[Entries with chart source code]

☆ ☆ ☆ ☆ ☆ ☆ ☆

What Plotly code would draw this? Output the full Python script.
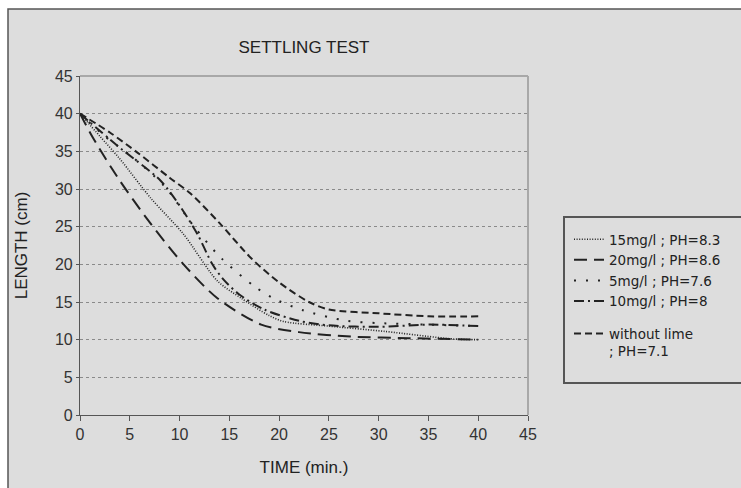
import plotly.graph_objects as go

# ---- data ----
t_15 = [0, 2, 4, 7.1, 10.4, 13.8, 16.2, 19, 20.5, 25, 30.6, 37.4, 40]
L_15 = [40, 37, 34, 28.8, 24, 17.8, 15.5, 13.2, 12.4, 11.8, 11.1, 10.1, 10]

t_20 = [0, 1.3, 4, 7.1, 10.4, 13.8, 18.2, 22, 27.3, 33, 40]
L_20 = [40, 36.8, 31.1, 25.4, 20, 15.5, 12, 11, 10.4, 10.2, 10]

t_5 = [0, 2.5, 5.3, 8.6, 11.4, 14.2, 17.5, 19.4, 22.4, 26.8, 30, 35, 40]
L_5 = [40, 37, 34.2, 30.2, 25.1, 20.8, 17.1, 15.5, 13.9, 12.5, 12.2, 12, 11.8]

t_10 = [0, 3.7, 8.1, 10, 11.8, 13.3, 14.4, 16, 18.5, 22, 25, 30, 35, 40]
L_10 = [40, 35.8, 31.1, 27.8, 24, 20, 18, 16, 14, 12.5, 11.9, 11.7, 12, 11.8]

t_wl = [0, 3, 5.8, 9, 11.1, 14, 17.2, 20, 23, 25, 30, 35, 40]
L_wl = [40, 37.5, 34.8, 31.5, 29.4, 25.5, 20.8, 17.6, 15, 14, 13.5, 13.1, 13.1]

names = ["15mg/l ; PH=8.3", "20mg/l ; PH=8.6", "5mg/l ; PH=7.6",
         "10mg/l ; PH=8", "without lime<br>; PH=7.1"]

x_ticks = [0, 5, 10, 15, 20, 25, 30, 35, 40, 45]
y_ticks = [0, 5, 10, 15, 20, 25, 30, 35, 40, 45]

# ---- figure ----
W, H = 741, 488
L_M, R_PX, T_M, B_PX = 80, 528, 76, 415

def px_x(p):
    return (p - L_M) / (R_PX - L_M)

def px_y(p):
    return (B_PX - p) / (B_PX - T_M)

ink = "#222222"
bg = "#dddddd"
font_main = "Liberation Sans Narrow, Liberation Sans, Arial, sans-serif"

series = [
    (t_15, L_15, "1px,1.6px", 1.6, "a"),
    (t_20, L_20, "13px,7px", 2, "a"),
    (t_5, L_5, "2px,10px", 2, "a"),
    (t_10, L_10, "10px,4px,2px,4px", 2, "a"),
    (t_wl, L_wl, "7px,4px", 2, "b"),
]

fig = go.Figure()
for (tx, ly, dash, w, grp), nm in zip(series, names):
    fig.add_trace(go.Scatter(
        x=tx, y=ly, mode="lines", name=nm, legendgroup=grp,
        line=dict(color=ink, width=w, dash=dash, shape="spline", smoothing=0.8),
    ))

shapes = [
    # outer grey frame
    dict(type="rect", xref="paper", yref="paper",
         x0=px_x(8), x1=px_x(800), y0=px_y(9), y1=px_y(600),
         fillcolor=bg, line=dict(color="#555555", width=1.5), layer="below"),
    # top and right plot borders (light grey)
    dict(type="line", xref="paper", yref="paper", x0=0, x1=1, y0=1, y1=1,
         line=dict(color="#a8a8a8", width=2)),
    dict(type="line", xref="paper", yref="paper", x0=1, x1=1, y0=0, y1=1,
         line=dict(color="#a8a8a8", width=2)),
    # legend box
    dict(type="rect", xref="paper", yref="paper",
         x0=px_x(564), x1=px_x(800), y0=px_y(383), y1=px_y(217),
         line=dict(color="#555555", width=2), fillcolor="rgba(0,0,0,0)"),
]

fig.update_layout(
    width=W, height=H,
    margin=dict(l=L_M, r=W - R_PX, t=T_M, b=H - B_PX),
    paper_bgcolor="white",
    plot_bgcolor="rgba(0,0,0,0)",
    shapes=shapes,
    title=dict(text="SETTLING TEST", x=px_x(304), xref="paper", xanchor="center",
               y=1 - 47 / H, yanchor="middle",
               font=dict(family=font_main, size=17, color="#222")),
    xaxis=dict(range=[0, 45], tickvals=x_ticks, showgrid=False, zeroline=False,
               showline=True, linecolor="#555555", linewidth=1.2,
               ticks="outside", ticklen=5, tickcolor="#555555",
               tickfont=dict(family=font_main, size=16, color="#333"),
               title=dict(text="TIME (min.)", standoff=18,
                          font=dict(family=font_main, size=17, color="#222"))),
    yaxis=dict(range=[0, 45], tickvals=y_ticks, showgrid=True,
               gridcolor="#8a8a8a", griddash="3px,3px", gridwidth=1,
               zeroline=False, showline=True, linecolor="#555555", linewidth=1.2,
               ticks="outside", ticklen=3, tickcolor="#555555",
               tickfont=dict(family=font_main, size=16, color="#333"),
               title=dict(text="LENGTH (cm)", standoff=22,
                          font=dict(family=font_main, size=17, color="#222"))),
    legend=dict(x=px_x(569), y=px_y(224), xanchor="left", yanchor="top",
                bgcolor="rgba(0,0,0,0)", borderwidth=0,
                tracegroupgap=12, valign="top",
                font=dict(family="DejaVu Sans, sans-serif", size=13.5, color="#222")),
    showlegend=True,
)

fig.write_html("out.html")
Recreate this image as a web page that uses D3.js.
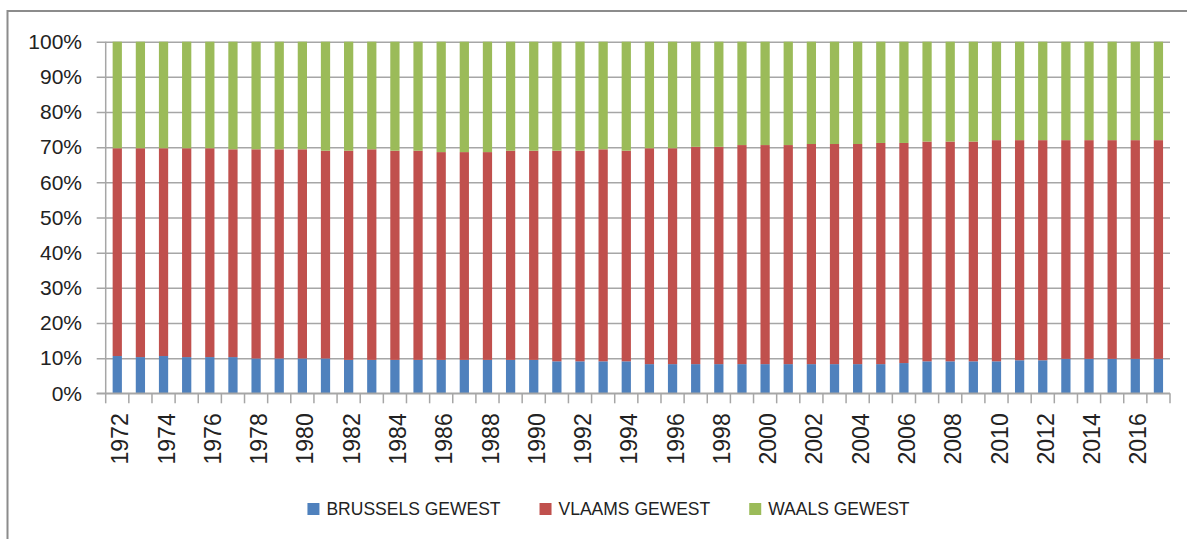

☆ ☆ ☆ ☆ ☆ ☆ ☆

● **SHORT PROBLEM**
Reproduce the records verbatim, omitting all images they contain.

● **THE RESPONSE**
What Plotly code would draw this? Output the full Python script.
import plotly.graph_objects as go

# ---- data ----
t_15 = [0, 2, 4, 7.1, 10.4, 13.8, 16.2, 19, 20.5, 25, 30.6, 37.4, 40]
L_15 = [40, 37, 34, 28.8, 24, 17.8, 15.5, 13.2, 12.4, 11.8, 11.1, 10.1, 10]

t_20 = [0, 1.3, 4, 7.1, 10.4, 13.8, 18.2, 22, 27.3, 33, 40]
L_20 = [40, 36.8, 31.1, 25.4, 20, 15.5, 12, 11, 10.4, 10.2, 10]

t_5 = [0, 2.5, 5.3, 8.6, 11.4, 14.2, 17.5, 19.4, 22.4, 26.8, 30, 35, 40]
L_5 = [40, 37, 34.2, 30.2, 25.1, 20.8, 17.1, 15.5, 13.9, 12.5, 12.2, 12, 11.8]

t_10 = [0, 3.7, 8.1, 10, 11.8, 13.3, 14.4, 16, 18.5, 22, 25, 30, 35, 40]
L_10 = [40, 35.8, 31.1, 27.8, 24, 20, 18, 16, 14, 12.5, 11.9, 11.7, 12, 11.8]

t_wl = [0, 3, 5.8, 9, 11.1, 14, 17.2, 20, 23, 25, 30, 35, 40]
L_wl = [40, 37.5, 34.8, 31.5, 29.4, 25.5, 20.8, 17.6, 15, 14, 13.5, 13.1, 13.1]

names = ["15mg/l ; PH=8.3", "20mg/l ; PH=8.6", "5mg/l ; PH=7.6",
         "10mg/l ; PH=8", "without lime<br>; PH=7.1"]

x_ticks = [0, 5, 10, 15, 20, 25, 30, 35, 40, 45]
y_ticks = [0, 5, 10, 15, 20, 25, 30, 35, 40, 45]

# ---- figure ----
W, H = 741, 488
L_M, R_PX, T_M, B_PX = 80, 528, 76, 415

def px_x(p):
    return (p - L_M) / (R_PX - L_M)

def px_y(p):
    return (B_PX - p) / (B_PX - T_M)

ink = "#222222"
bg = "#dddddd"
font_main = "Liberation Sans Narrow, Liberation Sans, Arial, sans-serif"

series = [
    (t_15, L_15, "1px,1.6px", 1.6, "a"),
    (t_20, L_20, "13px,7px", 2, "a"),
    (t_5, L_5, "2px,10px", 2, "a"),
    (t_10, L_10, "10px,4px,2px,4px", 2, "a"),
    (t_wl, L_wl, "7px,4px", 2, "b"),
]

fig = go.Figure()
for (tx, ly, dash, w, grp), nm in zip(series, names):
    fig.add_trace(go.Scatter(
        x=tx, y=ly, mode="lines", name=nm, legendgroup=grp,
        line=dict(color=ink, width=w, dash=dash, shape="spline", smoothing=0.8),
    ))

shapes = [
    # outer grey frame
    dict(type="rect", xref="paper", yref="paper",
         x0=px_x(8), x1=px_x(800), y0=px_y(9), y1=px_y(600),
         fillcolor=bg, line=dict(color="#555555", width=1.5), layer="below"),
    # top and right plot borders (light grey)
    dict(type="line", xref="paper", yref="paper", x0=0, x1=1, y0=1, y1=1,
         line=dict(color="#a8a8a8", width=2)),
    dict(type="line", xref="paper", yref="paper", x0=1, x1=1, y0=0, y1=1,
         line=dict(color="#a8a8a8", width=2)),
    # legend box
    dict(type="rect", xref="paper", yref="paper",
         x0=px_x(564), x1=px_x(800), y0=px_y(383), y1=px_y(217),
         line=dict(color="#555555", width=2), fillcolor="rgba(0,0,0,0)"),
]

fig.update_layout(
    width=W, height=H,
    margin=dict(l=L_M, r=W - R_PX, t=T_M, b=H - B_PX),
    paper_bgcolor="white",
    plot_bgcolor="rgba(0,0,0,0)",
    shapes=shapes,
    title=dict(text="SETTLING TEST", x=px_x(304), xref="paper", xanchor="center",
               y=1 - 47 / H, yanchor="middle",
               font=dict(family=font_main, size=17, color="#222")),
    xaxis=dict(range=[0, 45], tickvals=x_ticks, showgrid=False, zeroline=False,
               showline=True, linecolor="#555555", linewidth=1.2,
               ticks="outside", ticklen=5, tickcolor="#555555",
               tickfont=dict(family=font_main, size=16, color="#333"),
               title=dict(text="TIME (min.)", standoff=18,
                          font=dict(family=font_main, size=17, color="#222"))),
    yaxis=dict(range=[0, 45], tickvals=y_ticks, showgrid=True,
               gridcolor="#8a8a8a", griddash="3px,3px", gridwidth=1,
               zeroline=False, showline=True, linecolor="#555555", linewidth=1.2,
               ticks="outside", ticklen=3, tickcolor="#555555",
               tickfont=dict(family=font_main, size=16, color="#333"),
               title=dict(text="LENGTH (cm)", standoff=22,
                          font=dict(family=font_main, size=17, color="#222"))),
    legend=dict(x=px_x(569), y=px_y(224), xanchor="left", yanchor="top",
                bgcolor="rgba(0,0,0,0)", borderwidth=0,
                tracegroupgap=12, valign="top",
                font=dict(family="DejaVu Sans, sans-serif", size=13.5, color="#222")),
    showlegend=True,
)

fig.write_html("out.html")
Recreate this image as a web page that uses D3.js.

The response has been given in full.